Pardon da, ‘hakaret’in dışında iki yıldan altı yıla kadar hapis cezası gerektiren organize bir suç yok mu ortada?

Birlikte hareket ettiklerini saptamasına rağmen savcının, organize kötülük hareketini görmezden gelip, sadece ‘hakaret’ davası açması, zanlıların en fazla ‘adli para cezası’yla yırtması demek!
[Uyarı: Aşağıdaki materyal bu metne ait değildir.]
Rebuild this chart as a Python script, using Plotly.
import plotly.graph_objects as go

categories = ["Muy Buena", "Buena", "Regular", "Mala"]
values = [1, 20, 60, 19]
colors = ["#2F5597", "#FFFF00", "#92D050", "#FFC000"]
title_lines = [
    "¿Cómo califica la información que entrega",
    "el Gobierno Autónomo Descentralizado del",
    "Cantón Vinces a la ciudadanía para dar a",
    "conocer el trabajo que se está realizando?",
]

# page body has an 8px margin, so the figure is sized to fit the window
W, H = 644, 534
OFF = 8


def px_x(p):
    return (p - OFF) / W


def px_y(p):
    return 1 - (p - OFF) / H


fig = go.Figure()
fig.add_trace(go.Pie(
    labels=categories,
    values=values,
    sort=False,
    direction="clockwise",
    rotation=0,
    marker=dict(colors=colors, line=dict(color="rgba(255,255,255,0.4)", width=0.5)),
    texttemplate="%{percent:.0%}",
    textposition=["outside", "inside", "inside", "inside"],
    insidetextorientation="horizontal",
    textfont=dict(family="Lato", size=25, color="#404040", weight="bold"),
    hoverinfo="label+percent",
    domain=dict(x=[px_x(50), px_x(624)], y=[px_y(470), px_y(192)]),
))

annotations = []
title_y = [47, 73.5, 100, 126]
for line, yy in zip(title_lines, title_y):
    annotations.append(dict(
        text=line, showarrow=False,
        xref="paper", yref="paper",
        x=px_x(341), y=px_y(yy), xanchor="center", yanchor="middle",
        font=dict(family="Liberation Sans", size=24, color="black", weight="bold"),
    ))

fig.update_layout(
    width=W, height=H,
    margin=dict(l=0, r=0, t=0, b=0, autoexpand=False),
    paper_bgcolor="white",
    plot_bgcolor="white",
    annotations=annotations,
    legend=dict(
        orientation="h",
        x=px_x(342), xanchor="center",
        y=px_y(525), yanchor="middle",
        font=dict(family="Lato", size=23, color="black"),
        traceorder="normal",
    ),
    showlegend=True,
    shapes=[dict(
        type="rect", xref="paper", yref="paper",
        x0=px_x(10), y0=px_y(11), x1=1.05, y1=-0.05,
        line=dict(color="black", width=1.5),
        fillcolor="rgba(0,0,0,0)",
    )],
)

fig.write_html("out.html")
Sosyal medyada bir insana karşı organize kötülük için iş birliği yapanlar, sadece yazdıklarından sorumlu tutulup, oluşturdukları ‘organize suç örgütü’ ve ‘çete’den de yargılanıp, ceza almaları gerekmez mi?

OLDU MU BU ŞİMDİ?

Oyuncu ve yazar Başak Sayan, Azra Kohen’in 2013’te yayınlanan ‘Fi’ adlı kitabının 2011’de çıkan ‘Bağlanma Korkusu’ndan çalıntı olduğunu iddia etti.

Kohen, bu iddiayı yargıya taşıdı. Yazar, Sayan hakkında 1.5 milyon TL manevi tazminat talep etti.

Dava geçen yıl sonuçlandı.

Azra Kohen’in ‘Fi’ kitabının Sayan’ın ‘Bağlanma Korkusu’ndan intihal olmadığı yargı kararıyla tescillendi.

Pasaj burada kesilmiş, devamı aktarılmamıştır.